I joined in on a tiny book reading challenge at the end of September, which jumpstarted my reading again. I read Aurelia, Aurélia by Katherine Davis, The Waitress Was New by Dominique Faber, Tokyo Performance by Roger Pulvers (part of the Red Circle minis series, which are more zines than books), and Simple Passion by Annie Ernaux.
The Waitress Was New is a slice of life narrative about an aging barman named Pierre who has little else to look forward to aside from the comings and goings of the bar’s patrons and the enormous pride he takes in his work. The most exciting thing to happen is that a new waitress joins him on the floor of the café. The story takes place over three days when the owner goes mysteriously missing and the daily machinations of the place are thrown into chaos.
There’s not much in the way of plot, but Faber’s writing style and Pierre’s inner monologues of memories and worries kept me utterly engaged. In a way, it reminded me a bit of The Remains of the Day, a narrator whose devotion to his vocation clouds his understanding of the world around him. Pierre is left wondering how to start over as a barman on the cusp of sixty years old in a city where he’s still too young to retire. Locked inside, Pierre watches over his domain, observes the passersby, mops the floor of an empty café.
My reading of Ernaux’s Simple Passion coincided with her much deserved Pulitzer win. The book itself is a brief description of a whirlwind love affair with a married man and its effects on a particular period of her life.
“It occurred to me that writing should also aim for that – the impression conveyed by sexual intercourse, a felling of anxiety and stupefaction, a suspension of moral judgment.”

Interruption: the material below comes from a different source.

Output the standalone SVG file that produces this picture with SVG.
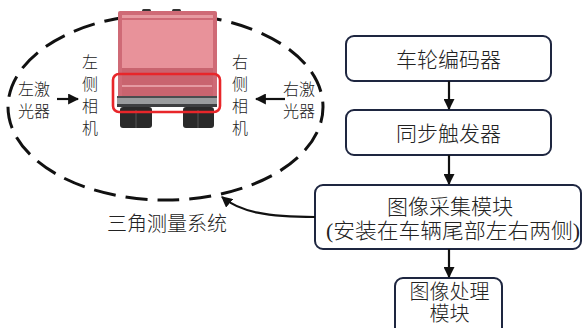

The book stretches itself out languidly, then tightens up into a hard ball, as Ernaux describes the intense emotions of love, longing, and the painful necessity of parting. The man she longs for is more or less a stranger to her, their carnal passion has little to do with the outside world. She spends her days in a fog, perhaps shopping for a new dress to show him, but internally counting the seconds until they can be together once more. Ernaux, in addition to writing beautiful prose, explores the brutal, naked honesty of a woman’s passion.
“When I was a child, luxury was fur coats, evening dresses, and villas by the sea. Later on, I thought it meant leading the life of an intellectual. Now I feel that it is also being able to live out a passion for a man or a woman.”
Currently, I am reading Grand Hotel by Vicki Baum for the first time and am struck over and over again by how modern the plot and prose are despite it being written in the 1920’s.
I always feel as though the last quarter of the year, October through December, is a transformative time. I turn inward after the wild months of summer and sunshine, focusing on what I need most in my body and mind. Someone told me recently they didn’t recognize me and I thought, “good, I want to be unrecognizable.”
I’ve also begun a draft of a new novel. Structurally, it’s quite different from anything I’ve attempted before and I’ve spent the last few days setting up something of a barebones outline for the remaining parts in Scrivener. I haven’t participated in NaNoWriMo in perhaps five years, but I have a few friends participating this year and I just might try to use the momentum to knock out a first draft before the end of the year. Good luck to anyone else giving it a go!